'''

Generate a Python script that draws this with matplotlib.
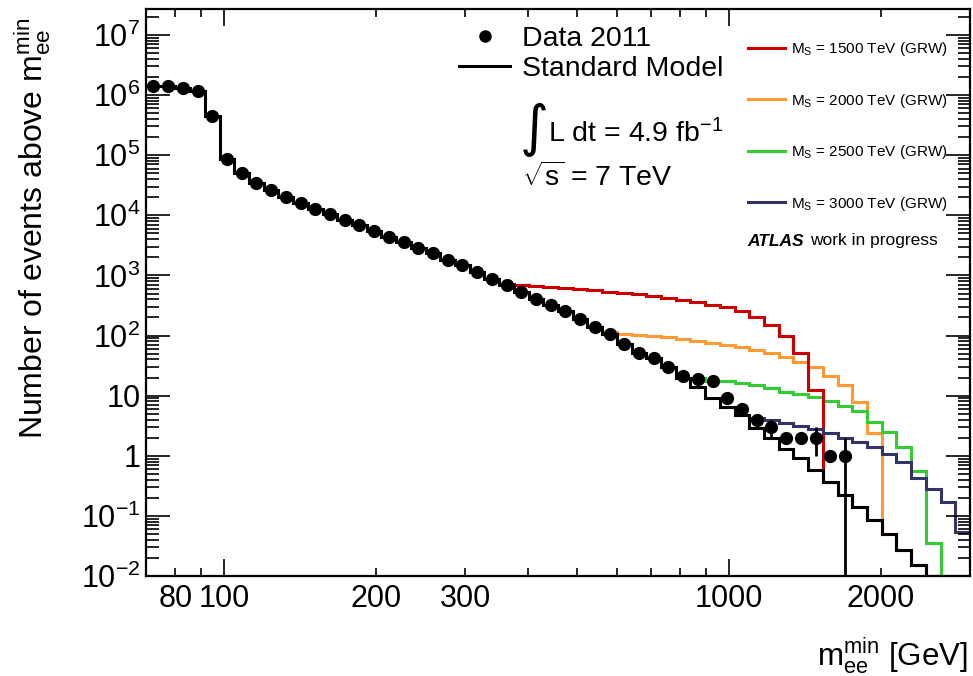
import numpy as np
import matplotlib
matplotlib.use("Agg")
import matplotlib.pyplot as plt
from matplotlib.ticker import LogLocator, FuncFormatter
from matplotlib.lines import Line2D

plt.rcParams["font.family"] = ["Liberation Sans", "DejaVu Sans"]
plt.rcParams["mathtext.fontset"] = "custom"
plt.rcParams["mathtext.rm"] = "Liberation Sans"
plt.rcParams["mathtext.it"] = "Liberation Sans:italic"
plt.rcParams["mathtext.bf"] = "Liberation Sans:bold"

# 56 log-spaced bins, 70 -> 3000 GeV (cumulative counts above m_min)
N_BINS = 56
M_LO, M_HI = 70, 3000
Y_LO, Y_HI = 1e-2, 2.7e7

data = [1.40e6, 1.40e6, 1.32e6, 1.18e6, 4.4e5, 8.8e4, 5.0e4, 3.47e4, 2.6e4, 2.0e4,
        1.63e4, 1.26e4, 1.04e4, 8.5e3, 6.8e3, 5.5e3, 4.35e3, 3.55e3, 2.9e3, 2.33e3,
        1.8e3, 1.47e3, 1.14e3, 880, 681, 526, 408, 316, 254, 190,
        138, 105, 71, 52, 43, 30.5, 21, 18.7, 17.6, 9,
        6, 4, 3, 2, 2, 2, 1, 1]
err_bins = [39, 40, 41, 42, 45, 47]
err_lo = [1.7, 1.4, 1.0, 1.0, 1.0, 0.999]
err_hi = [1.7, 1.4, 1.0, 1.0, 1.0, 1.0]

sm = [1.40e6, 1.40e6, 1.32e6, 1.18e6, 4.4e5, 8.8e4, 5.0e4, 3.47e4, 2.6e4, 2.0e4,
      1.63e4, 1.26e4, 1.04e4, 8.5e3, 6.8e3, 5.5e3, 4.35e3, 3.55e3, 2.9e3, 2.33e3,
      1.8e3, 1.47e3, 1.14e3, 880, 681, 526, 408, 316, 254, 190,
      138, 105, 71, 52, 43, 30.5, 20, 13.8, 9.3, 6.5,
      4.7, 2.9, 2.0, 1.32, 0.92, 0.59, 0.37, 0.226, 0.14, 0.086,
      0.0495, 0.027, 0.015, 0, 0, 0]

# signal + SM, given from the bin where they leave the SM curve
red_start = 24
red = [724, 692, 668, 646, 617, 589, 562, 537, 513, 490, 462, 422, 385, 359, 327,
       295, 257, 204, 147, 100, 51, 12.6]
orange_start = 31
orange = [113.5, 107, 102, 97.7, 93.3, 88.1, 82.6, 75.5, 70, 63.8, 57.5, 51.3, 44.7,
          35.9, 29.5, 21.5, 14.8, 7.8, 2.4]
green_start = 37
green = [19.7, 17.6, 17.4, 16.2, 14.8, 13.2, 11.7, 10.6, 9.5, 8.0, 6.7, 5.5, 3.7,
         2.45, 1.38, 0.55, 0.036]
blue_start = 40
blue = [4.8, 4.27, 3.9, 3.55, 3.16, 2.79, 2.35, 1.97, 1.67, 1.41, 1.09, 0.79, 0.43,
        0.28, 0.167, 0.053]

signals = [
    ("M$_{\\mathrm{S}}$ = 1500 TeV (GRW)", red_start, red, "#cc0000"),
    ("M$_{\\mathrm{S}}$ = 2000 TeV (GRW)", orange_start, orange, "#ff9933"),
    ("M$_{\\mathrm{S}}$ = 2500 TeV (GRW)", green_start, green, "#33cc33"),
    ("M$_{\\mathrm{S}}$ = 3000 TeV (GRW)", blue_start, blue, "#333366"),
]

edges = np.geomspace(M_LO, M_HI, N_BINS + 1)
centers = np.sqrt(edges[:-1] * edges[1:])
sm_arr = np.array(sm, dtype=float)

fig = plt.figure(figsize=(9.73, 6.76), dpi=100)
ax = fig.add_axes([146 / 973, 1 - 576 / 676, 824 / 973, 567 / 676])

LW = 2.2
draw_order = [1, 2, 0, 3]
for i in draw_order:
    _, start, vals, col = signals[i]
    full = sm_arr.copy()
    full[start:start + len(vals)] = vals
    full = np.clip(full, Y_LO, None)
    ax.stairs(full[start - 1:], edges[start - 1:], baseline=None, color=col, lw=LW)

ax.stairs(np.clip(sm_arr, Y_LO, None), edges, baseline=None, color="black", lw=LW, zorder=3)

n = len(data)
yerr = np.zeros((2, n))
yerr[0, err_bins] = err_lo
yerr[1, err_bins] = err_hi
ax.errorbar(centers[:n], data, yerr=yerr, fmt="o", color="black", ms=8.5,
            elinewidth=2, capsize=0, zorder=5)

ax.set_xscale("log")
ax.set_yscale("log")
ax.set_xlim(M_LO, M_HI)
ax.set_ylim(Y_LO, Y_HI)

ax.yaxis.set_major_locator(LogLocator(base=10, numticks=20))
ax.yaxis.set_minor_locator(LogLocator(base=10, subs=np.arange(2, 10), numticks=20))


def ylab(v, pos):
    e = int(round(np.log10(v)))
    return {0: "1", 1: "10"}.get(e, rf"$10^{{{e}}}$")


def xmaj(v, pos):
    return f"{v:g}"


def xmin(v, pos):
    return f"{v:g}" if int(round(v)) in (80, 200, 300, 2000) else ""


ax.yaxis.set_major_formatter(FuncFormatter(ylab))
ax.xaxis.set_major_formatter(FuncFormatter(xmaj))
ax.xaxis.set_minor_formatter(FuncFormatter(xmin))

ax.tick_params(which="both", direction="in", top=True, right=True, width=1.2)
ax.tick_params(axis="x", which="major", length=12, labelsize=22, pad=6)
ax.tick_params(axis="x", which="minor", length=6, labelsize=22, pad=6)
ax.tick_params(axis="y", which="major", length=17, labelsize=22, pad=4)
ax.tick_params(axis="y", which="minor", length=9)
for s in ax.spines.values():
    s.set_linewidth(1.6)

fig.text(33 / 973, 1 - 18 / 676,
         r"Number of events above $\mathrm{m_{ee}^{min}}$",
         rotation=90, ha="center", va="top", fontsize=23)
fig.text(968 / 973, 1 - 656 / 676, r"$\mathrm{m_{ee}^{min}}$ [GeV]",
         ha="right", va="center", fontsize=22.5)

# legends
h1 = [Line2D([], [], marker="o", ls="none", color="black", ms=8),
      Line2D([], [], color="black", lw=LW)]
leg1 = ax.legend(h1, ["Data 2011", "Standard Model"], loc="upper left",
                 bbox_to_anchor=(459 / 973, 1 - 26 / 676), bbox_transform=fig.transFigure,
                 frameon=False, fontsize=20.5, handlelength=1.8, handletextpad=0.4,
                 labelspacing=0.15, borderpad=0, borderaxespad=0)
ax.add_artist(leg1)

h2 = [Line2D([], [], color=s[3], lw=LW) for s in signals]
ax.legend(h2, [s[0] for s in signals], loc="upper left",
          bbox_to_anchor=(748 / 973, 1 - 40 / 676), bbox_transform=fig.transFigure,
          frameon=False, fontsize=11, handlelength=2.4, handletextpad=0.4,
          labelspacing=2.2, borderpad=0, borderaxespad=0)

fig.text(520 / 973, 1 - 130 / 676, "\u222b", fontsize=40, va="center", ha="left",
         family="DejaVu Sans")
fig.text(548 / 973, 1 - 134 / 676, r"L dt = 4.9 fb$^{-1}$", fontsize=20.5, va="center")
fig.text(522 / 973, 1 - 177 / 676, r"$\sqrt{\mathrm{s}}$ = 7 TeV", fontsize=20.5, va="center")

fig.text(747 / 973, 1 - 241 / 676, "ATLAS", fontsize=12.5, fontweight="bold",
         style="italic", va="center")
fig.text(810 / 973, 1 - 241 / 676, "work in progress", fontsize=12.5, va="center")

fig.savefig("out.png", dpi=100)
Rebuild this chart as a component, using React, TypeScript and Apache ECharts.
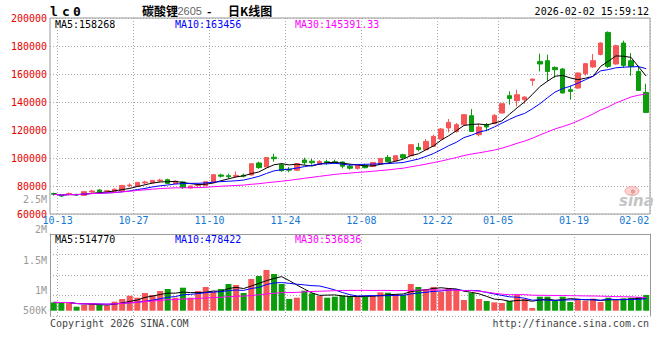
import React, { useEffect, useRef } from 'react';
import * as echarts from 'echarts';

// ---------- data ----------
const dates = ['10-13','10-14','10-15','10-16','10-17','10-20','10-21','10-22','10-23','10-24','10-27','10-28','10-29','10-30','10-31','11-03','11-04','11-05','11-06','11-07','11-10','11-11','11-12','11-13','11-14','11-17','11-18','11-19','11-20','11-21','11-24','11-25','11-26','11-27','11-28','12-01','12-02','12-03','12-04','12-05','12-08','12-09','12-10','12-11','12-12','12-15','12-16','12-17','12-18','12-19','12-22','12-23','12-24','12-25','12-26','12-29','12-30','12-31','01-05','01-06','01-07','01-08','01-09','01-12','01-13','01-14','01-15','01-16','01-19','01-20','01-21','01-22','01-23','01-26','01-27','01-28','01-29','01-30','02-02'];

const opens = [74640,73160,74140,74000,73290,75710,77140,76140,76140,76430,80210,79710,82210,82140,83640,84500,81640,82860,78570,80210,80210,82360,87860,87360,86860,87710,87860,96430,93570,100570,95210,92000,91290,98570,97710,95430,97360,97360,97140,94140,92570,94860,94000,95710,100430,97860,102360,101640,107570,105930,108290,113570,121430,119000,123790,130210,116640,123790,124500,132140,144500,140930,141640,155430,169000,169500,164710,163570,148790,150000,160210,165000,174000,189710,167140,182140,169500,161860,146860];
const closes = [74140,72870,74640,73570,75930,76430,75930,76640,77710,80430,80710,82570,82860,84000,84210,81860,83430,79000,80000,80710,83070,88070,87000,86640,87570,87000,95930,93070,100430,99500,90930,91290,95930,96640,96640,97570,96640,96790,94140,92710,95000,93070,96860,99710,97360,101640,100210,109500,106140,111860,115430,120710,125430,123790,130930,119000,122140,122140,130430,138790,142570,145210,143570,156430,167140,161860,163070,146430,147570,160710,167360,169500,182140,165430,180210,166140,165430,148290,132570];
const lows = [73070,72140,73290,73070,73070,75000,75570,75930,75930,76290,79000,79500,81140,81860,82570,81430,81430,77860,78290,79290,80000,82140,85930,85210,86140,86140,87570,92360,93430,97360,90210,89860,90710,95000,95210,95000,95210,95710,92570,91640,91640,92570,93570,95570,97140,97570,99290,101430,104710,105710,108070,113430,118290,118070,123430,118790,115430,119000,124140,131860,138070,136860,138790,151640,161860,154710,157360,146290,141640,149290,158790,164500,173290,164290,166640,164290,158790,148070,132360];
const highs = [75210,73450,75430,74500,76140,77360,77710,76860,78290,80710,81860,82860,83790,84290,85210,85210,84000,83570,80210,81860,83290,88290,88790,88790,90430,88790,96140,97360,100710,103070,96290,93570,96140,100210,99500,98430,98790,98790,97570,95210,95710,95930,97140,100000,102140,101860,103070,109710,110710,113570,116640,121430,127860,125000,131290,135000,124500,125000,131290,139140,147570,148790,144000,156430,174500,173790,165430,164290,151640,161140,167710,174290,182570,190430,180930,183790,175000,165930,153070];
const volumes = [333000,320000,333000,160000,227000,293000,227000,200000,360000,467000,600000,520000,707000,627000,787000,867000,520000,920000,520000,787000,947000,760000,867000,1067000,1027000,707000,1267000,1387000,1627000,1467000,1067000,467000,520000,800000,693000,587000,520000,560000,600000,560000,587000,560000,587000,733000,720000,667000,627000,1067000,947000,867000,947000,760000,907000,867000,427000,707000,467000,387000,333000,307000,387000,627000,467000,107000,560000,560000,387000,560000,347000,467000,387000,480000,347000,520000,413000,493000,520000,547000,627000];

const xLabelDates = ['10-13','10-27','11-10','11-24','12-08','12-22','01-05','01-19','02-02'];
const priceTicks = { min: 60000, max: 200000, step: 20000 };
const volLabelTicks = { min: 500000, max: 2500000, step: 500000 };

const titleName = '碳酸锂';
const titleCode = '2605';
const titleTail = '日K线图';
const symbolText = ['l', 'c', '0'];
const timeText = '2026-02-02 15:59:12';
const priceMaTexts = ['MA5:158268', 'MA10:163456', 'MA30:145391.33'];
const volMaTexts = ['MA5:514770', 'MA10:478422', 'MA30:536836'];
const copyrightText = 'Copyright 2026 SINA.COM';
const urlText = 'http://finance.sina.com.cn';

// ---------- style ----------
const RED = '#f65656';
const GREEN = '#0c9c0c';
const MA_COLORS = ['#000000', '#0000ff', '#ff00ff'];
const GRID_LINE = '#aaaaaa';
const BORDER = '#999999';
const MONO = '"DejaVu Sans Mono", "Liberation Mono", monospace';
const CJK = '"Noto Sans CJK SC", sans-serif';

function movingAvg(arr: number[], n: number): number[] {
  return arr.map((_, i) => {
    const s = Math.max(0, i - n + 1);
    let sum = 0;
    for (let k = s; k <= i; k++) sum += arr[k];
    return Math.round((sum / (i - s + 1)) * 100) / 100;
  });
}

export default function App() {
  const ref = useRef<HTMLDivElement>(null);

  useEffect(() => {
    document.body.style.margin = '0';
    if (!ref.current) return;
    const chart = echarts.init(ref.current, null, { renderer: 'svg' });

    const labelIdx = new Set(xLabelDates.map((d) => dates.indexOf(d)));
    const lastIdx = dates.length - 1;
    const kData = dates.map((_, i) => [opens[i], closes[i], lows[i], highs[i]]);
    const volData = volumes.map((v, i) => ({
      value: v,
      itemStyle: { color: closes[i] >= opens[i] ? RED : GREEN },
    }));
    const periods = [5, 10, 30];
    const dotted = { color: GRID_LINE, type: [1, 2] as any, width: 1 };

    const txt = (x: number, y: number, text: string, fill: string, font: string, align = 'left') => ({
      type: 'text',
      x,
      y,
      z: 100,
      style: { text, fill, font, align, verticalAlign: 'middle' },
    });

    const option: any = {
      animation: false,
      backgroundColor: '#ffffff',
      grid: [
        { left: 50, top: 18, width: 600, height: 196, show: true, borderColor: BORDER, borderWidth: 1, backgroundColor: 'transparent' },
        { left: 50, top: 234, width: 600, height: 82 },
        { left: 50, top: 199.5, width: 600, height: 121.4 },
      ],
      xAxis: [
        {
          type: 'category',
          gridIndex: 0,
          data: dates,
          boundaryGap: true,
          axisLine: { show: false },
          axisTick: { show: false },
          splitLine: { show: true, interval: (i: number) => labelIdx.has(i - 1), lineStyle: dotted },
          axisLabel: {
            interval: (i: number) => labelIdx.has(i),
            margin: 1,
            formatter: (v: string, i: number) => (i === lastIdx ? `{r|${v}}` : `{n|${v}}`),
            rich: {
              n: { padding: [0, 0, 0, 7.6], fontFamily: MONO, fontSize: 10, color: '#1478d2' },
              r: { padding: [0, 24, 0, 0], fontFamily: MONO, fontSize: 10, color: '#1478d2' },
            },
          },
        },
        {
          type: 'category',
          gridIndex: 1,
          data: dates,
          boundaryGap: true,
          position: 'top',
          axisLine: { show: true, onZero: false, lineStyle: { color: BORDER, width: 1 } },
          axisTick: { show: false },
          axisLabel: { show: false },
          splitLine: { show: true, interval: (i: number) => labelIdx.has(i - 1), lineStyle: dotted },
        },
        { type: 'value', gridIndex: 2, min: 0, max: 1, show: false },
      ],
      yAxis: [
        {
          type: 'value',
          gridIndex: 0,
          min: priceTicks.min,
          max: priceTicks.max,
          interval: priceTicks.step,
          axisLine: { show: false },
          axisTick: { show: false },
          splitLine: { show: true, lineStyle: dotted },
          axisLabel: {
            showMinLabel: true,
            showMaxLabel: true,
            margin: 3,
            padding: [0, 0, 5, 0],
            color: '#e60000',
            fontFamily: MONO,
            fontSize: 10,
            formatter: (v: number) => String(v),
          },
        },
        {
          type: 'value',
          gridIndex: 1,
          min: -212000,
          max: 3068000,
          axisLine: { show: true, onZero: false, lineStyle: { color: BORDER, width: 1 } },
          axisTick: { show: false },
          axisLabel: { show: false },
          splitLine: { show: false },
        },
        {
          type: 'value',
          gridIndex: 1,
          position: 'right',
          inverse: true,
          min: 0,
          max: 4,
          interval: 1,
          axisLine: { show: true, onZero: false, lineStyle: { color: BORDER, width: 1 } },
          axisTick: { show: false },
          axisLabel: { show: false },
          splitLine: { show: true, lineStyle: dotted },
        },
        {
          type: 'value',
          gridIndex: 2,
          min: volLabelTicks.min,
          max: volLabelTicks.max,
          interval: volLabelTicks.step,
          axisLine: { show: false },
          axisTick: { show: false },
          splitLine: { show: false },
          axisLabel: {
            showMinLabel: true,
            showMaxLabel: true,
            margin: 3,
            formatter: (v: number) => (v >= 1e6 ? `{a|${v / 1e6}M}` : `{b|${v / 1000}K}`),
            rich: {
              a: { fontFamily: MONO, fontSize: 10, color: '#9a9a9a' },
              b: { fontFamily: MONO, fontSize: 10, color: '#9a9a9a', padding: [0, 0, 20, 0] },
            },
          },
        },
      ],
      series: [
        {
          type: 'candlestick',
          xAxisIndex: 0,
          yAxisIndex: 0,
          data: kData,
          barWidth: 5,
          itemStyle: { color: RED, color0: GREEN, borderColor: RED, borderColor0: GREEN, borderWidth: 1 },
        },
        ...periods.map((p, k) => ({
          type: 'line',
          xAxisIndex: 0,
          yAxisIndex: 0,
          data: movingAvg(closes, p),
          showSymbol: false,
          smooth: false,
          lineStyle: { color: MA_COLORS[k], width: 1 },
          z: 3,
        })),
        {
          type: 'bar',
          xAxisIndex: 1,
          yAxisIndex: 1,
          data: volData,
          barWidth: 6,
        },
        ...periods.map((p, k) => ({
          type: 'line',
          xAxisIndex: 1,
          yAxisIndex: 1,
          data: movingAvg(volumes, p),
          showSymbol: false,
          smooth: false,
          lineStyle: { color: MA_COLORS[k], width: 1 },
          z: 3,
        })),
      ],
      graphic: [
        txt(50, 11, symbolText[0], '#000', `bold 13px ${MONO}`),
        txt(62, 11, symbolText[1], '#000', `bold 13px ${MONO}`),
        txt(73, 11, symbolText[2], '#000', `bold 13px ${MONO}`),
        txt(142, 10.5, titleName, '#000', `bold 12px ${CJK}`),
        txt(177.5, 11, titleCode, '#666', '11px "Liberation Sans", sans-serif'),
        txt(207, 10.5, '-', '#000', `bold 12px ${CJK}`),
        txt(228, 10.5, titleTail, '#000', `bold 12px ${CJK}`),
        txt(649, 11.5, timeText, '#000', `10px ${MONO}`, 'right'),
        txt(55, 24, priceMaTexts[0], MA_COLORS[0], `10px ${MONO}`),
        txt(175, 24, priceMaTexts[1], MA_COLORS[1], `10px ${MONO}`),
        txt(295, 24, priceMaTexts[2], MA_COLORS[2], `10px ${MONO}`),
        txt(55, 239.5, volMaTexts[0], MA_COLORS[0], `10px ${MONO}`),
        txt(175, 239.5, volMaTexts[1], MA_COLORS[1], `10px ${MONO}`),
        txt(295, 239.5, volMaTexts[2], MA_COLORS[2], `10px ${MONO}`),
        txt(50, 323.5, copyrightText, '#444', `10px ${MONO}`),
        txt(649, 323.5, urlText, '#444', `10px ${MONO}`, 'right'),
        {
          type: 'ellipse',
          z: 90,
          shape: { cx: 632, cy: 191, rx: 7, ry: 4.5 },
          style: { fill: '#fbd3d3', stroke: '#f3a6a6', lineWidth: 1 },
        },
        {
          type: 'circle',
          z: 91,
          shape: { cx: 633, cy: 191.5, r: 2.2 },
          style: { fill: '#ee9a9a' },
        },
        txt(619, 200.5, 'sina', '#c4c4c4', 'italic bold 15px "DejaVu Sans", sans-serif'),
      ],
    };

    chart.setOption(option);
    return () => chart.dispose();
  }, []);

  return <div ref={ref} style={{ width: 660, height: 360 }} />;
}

'''

## Required task:
Give the lines again word for word, from the start of the records to the line holding "err_hi = [1.7, 1.4, 1.0, 1.0, 1.0, 1.0]", both included, and leave out any picture.

## Output of the exercise:
Generate a Python script that draws this with matplotlib.
import numpy as np
import matplotlib
matplotlib.use("Agg")
import matplotlib.pyplot as plt
from matplotlib.ticker import LogLocator, FuncFormatter
from matplotlib.lines import Line2D

plt.rcParams["font.family"] = ["Liberation Sans", "DejaVu Sans"]
plt.rcParams["mathtext.fontset"] = "custom"
plt.rcParams["mathtext.rm"] = "Liberation Sans"
plt.rcParams["mathtext.it"] = "Liberation Sans:italic"
plt.rcParams["mathtext.bf"] = "Liberation Sans:bold"

# 56 log-spaced bins, 70 -> 3000 GeV (cumulative counts above m_min)
N_BINS = 56
M_LO, M_HI = 70, 3000
Y_LO, Y_HI = 1e-2, 2.7e7

data = [1.40e6, 1.40e6, 1.32e6, 1.18e6, 4.4e5, 8.8e4, 5.0e4, 3.47e4, 2.6e4, 2.0e4,
        1.63e4, 1.26e4, 1.04e4, 8.5e3, 6.8e3, 5.5e3, 4.35e3, 3.55e3, 2.9e3, 2.33e3,
        1.8e3, 1.47e3, 1.14e3, 880, 681, 526, 408, 316, 254, 190,
        138, 105, 71, 52, 43, 30.5, 21, 18.7, 17.6, 9,
        6, 4, 3, 2, 2, 2, 1, 1]
err_bins = [39, 40, 41, 42, 45, 47]
err_lo = [1.7, 1.4, 1.0, 1.0, 1.0, 0.999]
err_hi = [1.7, 1.4, 1.0, 1.0, 1.0, 1.0]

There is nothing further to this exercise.